Infelizmente, estes “circos” populares ou popularuchos servem apenas para opiar ainda mais o povo iletrado, inculto e ignorante que continua a votar naqueles que melhor o exploram.
Um novo tipo de feudalismo e de escravatura que visa perpetuar o fosso entre os que “têm” e os que não conseguem a alforria. A massificação da cultura “dita popular” versus a redução abrupta dos orçamentos culturais (das artes em geral, ao teatro, à literatura, etc.) quer perpetuar o mínimo denominador comum de iliteracia. Um povo iletrado não pode ser livre nem preserva a sua autonomia, antes permanece subjugado e submisso a todos os que o espezinham.Eu aqui, na Ilha das Flores, preocupado com o futuro que ameaça tornar-se uma repetição do passado: os senhores nos seus castelos e os servos da gleba esmifrando as migalhas que lhes atiram das ameias, eternamente gratos, de chapéu na mão a agradecer tanta benesse e caridade. Claro que assim, nem o país, nem as ilhas progredirão, pois, a manutenção do “status quo” preserva a ordem estabelecida, e pessoas como eu nem chegam a ser convidadas para bobos da Corte.A crítica mordaz da alienação não agrada àqueles que são objeto da sátira e da jocosidade de quem vê o mundo numa moldura maior do que as mentes tacanhas dos que detêm o poder. Até nisto a História se repete e poucos foram os que do olvido e da lei da morte se libertaram, numa paráfrase livre desse épico que foi Camões. Resta-me lavrar aqui o meu desacordo e continuar a sonhar com a utopia (por isso, nunca conseguida) de um mundo melhor, mais justo, mais equitativo que é exatamente o oposto daquilo a que vimos assistindo nestas últimas décadas.

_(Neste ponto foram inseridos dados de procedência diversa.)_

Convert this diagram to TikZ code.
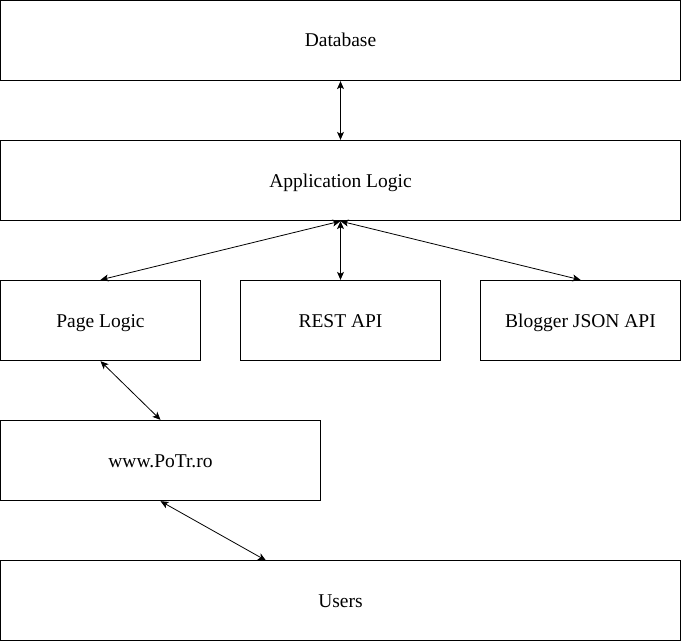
\documentclass[tikz,border=0pt]{standalone}
\usepackage{fontspec}
\setmainfont{Liberation Serif}
\usetikzlibrary{arrows.meta}
\begin{document}
\begin{tikzpicture}[x=1pt,y=-1pt,
  box/.style={draw=black, line width=1.3pt, minimum width=#1, minimum height=80pt, inner sep=0pt, text height=13pt, text depth=0pt, font=\fontsize{19.5}{22}\selectfont},
  link/.style={line width=0.8pt, {Stealth[length=8pt,width=7pt,inset=2pt]}-{Stealth[length=8pt,width=7pt,inset=2pt]}}]
\useasboundingbox (0,0) rectangle (682,642);
\node[box=680pt] (db) at (340.5,40.5) {Database};
\node[box=680pt] (app) at (340.5,180.5) {Application Logic};
\node[box=200pt] (page) at (100.5,320.5) {Page Logic};
\node[box=200pt] (rest) at (340.5,320.5) {REST API};
\node[box=200pt] (blog) at (580.5,320.5) {Blogger JSON API};
\node[box=320pt] (www) at (160.5,460.5) {www.PoTr.ro};
\node[box=680pt] (users) at (340.5,600.5) {Users};
\coordinate (ut) at (266,560.5);
\draw[link] (db.south) -- (app.north);
\draw[link] (app.south) -- (page.north);
\draw[link] (app.south) -- (rest.north);
\draw[link] (app.south) -- (blog.north);
\draw[link] (page.south) -- (www.north);
\draw[link] (www.south) -- (ut);
\end{tikzpicture}
\end{document}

Possa eu continuar a contar livremente esses sonhos, essas utopias, sinal de que os senhores do mundo ainda não calaram todas as vozes. Aqui não é o Haiti (como dizia o Caetano Veloso) nem a Coreia do Norte e ainda vou tendo liberdade de pensar e de me exprimir. O meu voto continua sem estar à venda mesmo que o seu valor seja meramente estatístico e não garanta nenhuma representatividade eleitoral. Controlado, vigiado, escutado, analisado e dissecado vou resistir enquanto puder (i.e., enquanto viver) a ser um mero píxel nos ecrãs dos controladores globais que nos programam a seu bel-prazer e não será pelo medo que estragarão os momentos livres e felizes que passei aqui no grupo ocidental dos Açores.

1 Vim posteriormente a saber que tinha sido a atual junta de freguesia liderada ainda pelo meu senhorio, em fim de mandato, e que foram despendidos 17 mil euros…nem comento… e mesmo assim o candidato a presidente da junta iria perder as eleições por dois votos!